From what I gather from the ex as of late, shes feigning some sort of "i am already all past this" attitude having never shown any remorse, having never offered an apology, to which I probably should never expect. But to act as if nothings happened, and that all is well right now, is just the mindset of a shallow soul. I can "be" at a point that I am "all past this" too, and I hate that any amount of it could ever be construed as a missing of her or some residual love for her, because I assure you, that love that once existed was completely extinguished, and I have nothing, I feel nothing for that woman anymore. 
To do someone wrong in this manner, and then have no maturity or level of humanity to realize and at least admit a wrong, rather than sit there and hold their breath while turning purple is beyond me. How someone can be so empty. 

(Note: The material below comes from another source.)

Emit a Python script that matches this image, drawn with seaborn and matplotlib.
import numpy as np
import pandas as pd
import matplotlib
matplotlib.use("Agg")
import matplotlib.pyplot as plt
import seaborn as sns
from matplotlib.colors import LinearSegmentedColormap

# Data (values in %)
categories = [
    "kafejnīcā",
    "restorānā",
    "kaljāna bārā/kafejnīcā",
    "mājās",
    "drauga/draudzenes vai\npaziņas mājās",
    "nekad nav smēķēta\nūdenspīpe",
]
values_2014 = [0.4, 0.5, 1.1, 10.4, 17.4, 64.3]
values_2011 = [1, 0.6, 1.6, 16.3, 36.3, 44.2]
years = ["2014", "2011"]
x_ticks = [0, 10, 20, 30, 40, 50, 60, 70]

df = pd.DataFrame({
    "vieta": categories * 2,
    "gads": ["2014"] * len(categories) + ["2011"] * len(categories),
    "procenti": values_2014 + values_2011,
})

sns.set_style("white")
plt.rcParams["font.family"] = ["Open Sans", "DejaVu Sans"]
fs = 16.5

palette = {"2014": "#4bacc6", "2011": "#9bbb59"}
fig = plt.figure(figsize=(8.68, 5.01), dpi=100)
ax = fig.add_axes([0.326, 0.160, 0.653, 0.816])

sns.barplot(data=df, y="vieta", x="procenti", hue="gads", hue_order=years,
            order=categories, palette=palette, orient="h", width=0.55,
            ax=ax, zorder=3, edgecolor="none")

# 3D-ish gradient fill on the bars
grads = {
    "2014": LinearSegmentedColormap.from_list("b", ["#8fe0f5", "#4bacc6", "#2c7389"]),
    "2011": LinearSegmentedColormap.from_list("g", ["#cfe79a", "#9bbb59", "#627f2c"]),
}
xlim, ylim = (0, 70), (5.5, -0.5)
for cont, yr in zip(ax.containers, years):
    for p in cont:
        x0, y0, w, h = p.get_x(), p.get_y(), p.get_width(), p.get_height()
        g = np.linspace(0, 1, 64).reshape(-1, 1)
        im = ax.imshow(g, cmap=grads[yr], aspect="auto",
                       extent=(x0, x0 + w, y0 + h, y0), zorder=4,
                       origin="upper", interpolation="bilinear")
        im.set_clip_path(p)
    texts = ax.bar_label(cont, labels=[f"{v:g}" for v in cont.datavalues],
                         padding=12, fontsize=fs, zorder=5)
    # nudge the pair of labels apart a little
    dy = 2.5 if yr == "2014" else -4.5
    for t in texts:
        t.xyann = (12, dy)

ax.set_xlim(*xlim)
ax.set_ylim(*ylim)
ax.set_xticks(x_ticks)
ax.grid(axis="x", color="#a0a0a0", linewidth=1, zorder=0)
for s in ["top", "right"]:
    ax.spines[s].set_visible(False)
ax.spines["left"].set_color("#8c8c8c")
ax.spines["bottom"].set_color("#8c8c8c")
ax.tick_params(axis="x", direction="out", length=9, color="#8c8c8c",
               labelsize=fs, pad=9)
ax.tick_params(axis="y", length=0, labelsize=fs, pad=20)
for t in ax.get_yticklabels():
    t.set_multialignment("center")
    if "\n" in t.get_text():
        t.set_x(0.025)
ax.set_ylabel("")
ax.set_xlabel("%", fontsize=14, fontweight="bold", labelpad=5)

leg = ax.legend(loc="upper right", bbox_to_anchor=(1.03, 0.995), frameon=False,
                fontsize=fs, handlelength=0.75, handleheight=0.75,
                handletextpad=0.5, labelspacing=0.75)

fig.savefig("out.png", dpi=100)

I hope she wises up sometime. At least for the sake of her own financial future. I could care less about her otherwise, thats just where I am anymore towards her. 
Greedy lunatic, BPD, narcissism, all seemingly appropriate descriptions of what Ive seen over the years.
I wouldve never thought it would come to this.


----------



## Dollystanford (Mar 14, 2012)

one of the reasons I'm getting divorced so quickly is that I know he's going to burn through that money in a couple of years, and I don't want him crawling back for more

do these women have no self respect? I have refused to take a penny off him, he'll need every single one!!! I'd rather do three jobs than live off a man, good god


----------



## unsure78 (Oct 17, 2011)

Im right with you dolly same reason im divorcing so fast too- it looks like hes already burned thru most of the money i gave him in the separation- aww too bad so sad 

Im glad at least im a financially independent woman, that hes been depending on me not the other way around


----------



## Dollystanford (Mar 14, 2012)

unsure78 said:


> Im right with you dolly same reason im divorcing so fast too- it looks like hes already burned thru most of the money i gave him in the separation- aww too bad so sad
> 
> Im glad at least im a financially independent woman, that hes been depending on me not the other way around


and I get paid next week, and have still got about £800 to SPARE - for the first time in 13 years :rofl:

and then I'm gonna sell my rings and take me and D on holiday ha ha


----------



## unsure78 (Oct 17, 2011)

Nice enjoy- I sold mine the other week ( since i had really paid for them anyway) got a nice chunk of change- put most away for a rainy day but the rest i went and got some more new clothes/shoes for me to look HOT in


----------



## Dollystanford (Mar 14, 2012)

I paid for mine too - what a couple of red flag ignorers we are...


----------



## unsure78 (Oct 17, 2011)

I was so stupid- but at least i have learned from my mistakes ( hopefully) so moving forward i will have my eye out for the red flags and not be so blinded by love- older and wiser i think


----------